Give the number of lines in the data that hold the word "React", and nothing else.

* [Source excerpt]:

********************

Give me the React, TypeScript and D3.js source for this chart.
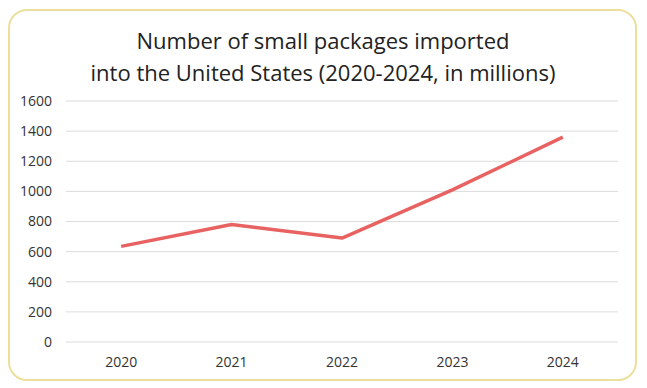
import React from 'react';
import * as d3 from 'd3';

const years = ['2020', '2021', '2022', '2023', '2024'];
const packages = [635, 780, 690, 1010, 1360];
const yTicks = [0, 200, 400, 600, 800, 1000, 1200, 1400, 1600];
const titleLines = ['Number of small packages imported', 'into the United States (2020-2024, in millions)'];

const width = 647;
const height = 388;
const margin = { left: 66, right: 29, top: 101, bottom: 46 };

const App: React.FC = () => {
  const x = d3
    .scalePoint<string>()
    .domain(years)
    .range([margin.left, width - margin.right])
    .padding(0.5);

  const y = d3
    .scaleLinear()
    .domain([0, 1600])
    .range([height - margin.bottom, margin.top]);

  const line = d3
    .line<number>()
    .x((_, i) => x(years[i])!)
    .y((d) => y(d));

  return (
    <svg
      width={width}
      height={height}
      style={{ position: 'absolute', left: 0, top: 0, fontFamily: "'Open Sans', sans-serif" }}
    >
      <rect x={0} y={0} width={width} height={height} fill="#fff" />
      <rect x={9} y={10} width={627} height={370} rx={18} fill="#fff" stroke="#ecdf9c" strokeWidth={2} />
      {titleLines.map((t, i) => (
        <text key={t} x={323} y={49 + i * 32} textAnchor="middle" fontSize={22} fill="#222">
          {t}
        </text>
      ))}
      {yTicks.map((t) => (
        <g key={t}>
          <line x1={margin.left} x2={width - margin.right} y1={y(t)} y2={y(t)} stroke="#dcdcdc" strokeWidth={1} />
          <text x={52} y={y(t)} dy="0.35em" textAnchor="end" fontSize={14} fill="#333">
            {t}
          </text>
        </g>
      ))}
      {years.map((yr) => (
        <text key={yr} x={x(yr)} y={367} textAnchor="middle" fontSize={14} fill="#333">
          {yr}
        </text>
      ))}
      <path d={line(packages) ?? ''} fill="none" stroke="#e86262" strokeWidth={3.5} strokeLinejoin="round" />
    </svg>
  );
};

export default App;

********************

* [Solution]: 3